In this thought experiment the way to go is not to "i see that AGI could likely fail at this step, therefore it will fail" but to keep thinking and inventing better moves for AGI to execute, which won't be countered as easily. It is an important part of "security mindset" and probably major reason why Eliezer speaks about lack of pessimism in the field.

1Charlie Sanders9mo
There exists a diminishing returns to thinking about moves versus performing the moves and seeing the results that the physics of the universe imposes on the moves as a consequence.  Think of it like AlphaGo - if it only ever could train itself by playing Go against actual humans, it would never have become superintelligent at Go. Manufacturing is like that - you have to play with the actual world to understand bottlenecks and challenges, not a hypothetical artificially created simulation of the world. That imposes rate-of-scaling limits that are currently being discounted. 

Both times my talks went that way (why they did not raise him good - why we could not program AI to be good; cant we keep on eye on them, and so on), but it would take to long to summarise something like 10 minutes dialog, so i am not going to do this. Sorry. 

Evolution: taste buds and ice cream, sex and condoms... This analogy always was difficult to use in my experience. A year ago i came up with less technical. KPIs (key performance indicators) as inevitable way to communicate goals (to AI) to ultra-high-IQ psycopath-genius who's into malicious compliance (kinda cant help himself being clone of Nicola Tesla, Einstain and bunch of different people, some of them probably CEO, becouse she can). 

I have used it only 2 times and it was way easier than talks about different optimisation processes. And it took me only something like 8 years to come up with!

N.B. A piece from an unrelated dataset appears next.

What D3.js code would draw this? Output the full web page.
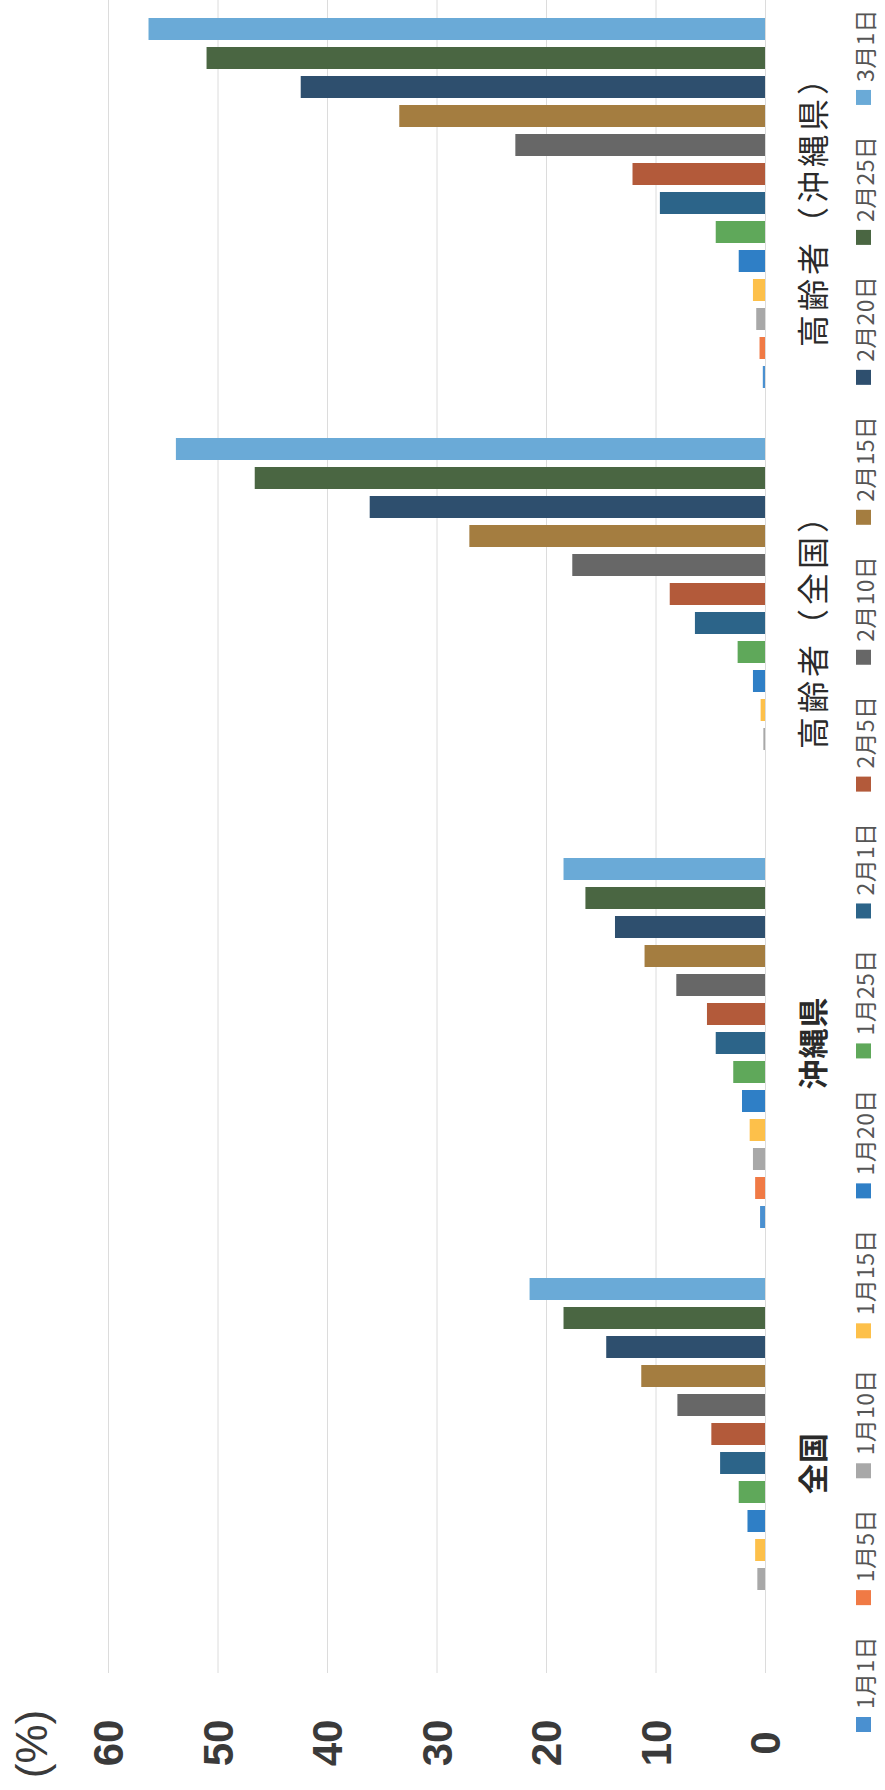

This analogy will be better for communicating with some people, but I feel like it was the goto at some earlier point, and the evolution analogy was invented to fix some problems with this one.  IE, before "inner alignment" became a big part of the discussion, a common explanation of the alignment problem was essentially what would now be called the outer alignment problem, which is precisely that (seemingly) any goal you write down has smart-alecky misinterpretations which technically do better than the intended interpretation. This is sometimes called nearest unblocked strategy or unforseen maximum or probably other jargon I'm forgetting. The evolution analogy improves on this in some ways. I think one of the most common objections to the KPI analogy is something along the lines of "why is the AI so devoted to malicious compliance" or "why is the AI so dumb about interpreting what we ask it for". Some OK answers to this are... * Gradient descent only optimizes the loss function you give it. * The AI only knows what you tell it. * The current dominant ML paradigm is all about minimizing some formally specified loss. That's all we know how to do.  ... But responses like this are ultimately a bit misleading, since (as the Shard-theory people emphasize, and as the evolution analogy attempts to explain) what you get out of gradient descent doesn't treat loss-minimization as its utility function, and we don't know how to make AIs which just intelligently optimize some given utility (except in very well-specified problems where learning isn't needed), and the AI doesn't only know what you tell it. So for some purposes, the evolution analogy is superior. And yeah, probably neither analogy is great.
2Quintin Pope9mo
I dislike both of those analogies, since the process of training an AI has little relation with evolution, and because the psychopath one presupposes an evil disposition on the part of the AI without providing any particular reason to think AI training will result in such an outcome.